Not long after this, all through the day Thella had been working very hard, and in the edge of the evening sat down on the porch to rest. Pa had just come in from the field looking worn out; Thella’s heart ached as she looked at him: “Poor pa, you are tired out,” she said.

“Yes, pretty tired, daughter!” he answered; hearing Mrs. Armitage coming they said no more.

She was in a fearful humor; she had quarreled with one of the neighbors, and seemed to think that the fight extended to her own family. It was quite dark on the porch, and Thella sat in the shadow so that she did not observe her.

“Where is Thella?” she angrily asked of pa, as she came in.

“Not very far away, I guess,” he answered mildly.

“Out trapezing somewhere, I suppose! I seen her whispering to that Judd Tompkins, more’n once; she’ll come to no good, I’ll tell you!”

“Sho! Sho! What’s the use of bein’ so hard, ma? Didn’t you never talk to the boys when you was young?” asked pa very mildly.

“I wish to goodness I’d never seen a pesky man; of all the shif’less, onery things a man’s the wust; and you’re about the laziest of the whole bilin’.”

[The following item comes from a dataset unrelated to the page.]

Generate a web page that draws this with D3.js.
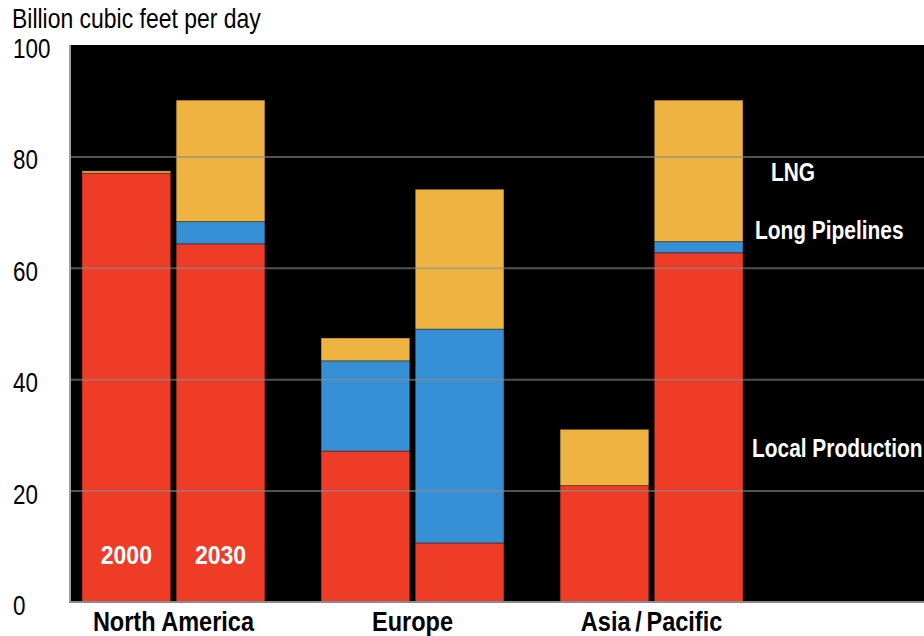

Pa made no reply, but Thella rose up, white and wrathful; it is not the great things which rouse us to the depth of feeling, but the continued pin-pricking; the nag-nagging which drives us to desperation. Thella could take anything directed against herself; she thought many times that she had grown so used to it that it did not hurt much, but pa, poor pa, she could not hear the good patient soul nagged so, without a word of protest.

“You just let pa alone! You can abuse me all you like, but you needn’t misuse him on my account, he is not to blame for my shortcomings;” she sidled up to him, and clasped his arm with her two hands.